Q: How did you come up with the concept for the novel and what inspired the main characters?
A: The origins of The Best of Our Spies go back to Normandy in 1994, when I was helping to run the BBC’s coverage of the 50th anniversary of D-Day. I was so intrigued by the D-Day story that I began to think about writing a novel based around it.
The characters and the plot came a few years later when I was on holiday in France and out of the blue, these lines just came to me: “Owen Quinn woke with a start from a deep sleep on the morning of that first Tuesday in June. He would not sleep properly again for the next eight months.” Originally they were the opening lines of the book, but now appear at the start of Chapter 18.
The plot and the characters flowed from those two sentences. Owen Quinn is a young Royal Navy officer and he is the main character, along with his French wife, Nathalie. The book is an espionage thriller based on real events and explores how individuals become drawn into wider events and how they behave in those circumstances.
Q: What type of research did you do on World War II and D-Day, and also on espionage during that period?
A: I knew the basics of D-Day well enough, but until I began researching the story in more detail I had not really appreciated two essential and often overlooked elements of it: the fact that the Battle of Normandy lasted far longer and was much harder fought than Eisenhower had originally envisaged; and the extent to which the Allies’ deception operation fooled the Germans into thinking that the Allies would land further up the French coast in the Pas de Calais area.
Even after the landings this deception operation still managed to persuade them for a few more vital weeks that the Normandy landings were a feint. The effect of this was to keep the German 15th Army tied up in the Pas de Calais. Had it moved into Normandy sooner than it did the outcome of the Battle of Normandy and maybe even of the war could have been very different.

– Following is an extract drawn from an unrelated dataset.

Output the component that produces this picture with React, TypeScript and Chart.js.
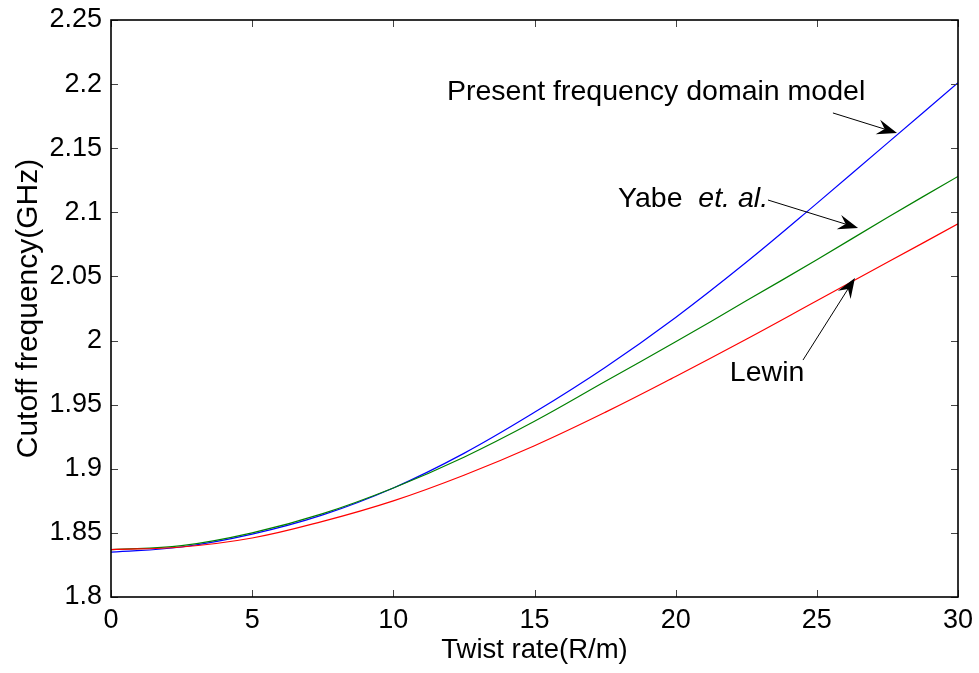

This deception is at the heart of my novel. I visited all the main locations of the book, in France, England and Germany, interviewed people from the time (including a member of the French Resistance) and did some original research at the National Archives in London.
Q: Your book was published under a special arrangement by Curtis Brown and Amazon. How did that come to be, and will we see more such arrangements in future?
A: I am represented by Curtis Brown, which is one of the largest literary agencies in London. At the end of last year they facilitated the publication of a number of their authors through Amazon and certainly from my point of view, it has been a very satisfactory arrangement indeed.
I am sure that this will be very much the way publishing goes: the current model of conventional publishing will probably be seen as one of a number of routes by which books are published. I think that conventional publishers are still very important, their ability to market and distribute books is second to none, but the growth of e-books means that increasingly authors and agents will increasingly look at a variety of ways for readers to find their books.
Q: What are your favorite spy novels?
A: I enjoy the genre described as ‘literary espionage fiction’. My favourite writers in this genre include John le Carré, Ian McEwan and Graham Greene, but perhaps my favourite writer of spy novels now is the American novelist Alan Furst.
His novels are set in Europe during the 1930s and 1940s and he manages to evoke the atmosphere of those times in an extraordinary way. The World at Night is my favourite Alan Furst novel and as far as John le Carré goes Tinker, Tailor, Soldier, Spy is a masterpiece.
Q: What are you working on now?
A: My second novel, which also has a Second World War theme but the plot extends into more recent times. I am probably about halfway through the novel, although there is still a lot of structuring work to do on it, not least because the narrative is a mixture of first person and third person. The novel will be about a group of young recruits to the SS late in the war and what happens to them afterwards.
Q: Anything else we should know?
A: I know that the word ‘spies’ in the title of the book would seem to indicate that it is aimed at a male readership, but please don’t be misled by that. In fact, the book is as much a story about relationships and human behaviour as anything else and I think that the book has appealed to all kinds of readers, including those who do not normally read espionage.
I would also say one other thing for aspiring writers: my advice is if you think you have a story to tell, just write it. Don’t worry too much about the process of writing and publication, just concentrate on writing a good story with a strong plot and credible characters and then worry about the rest.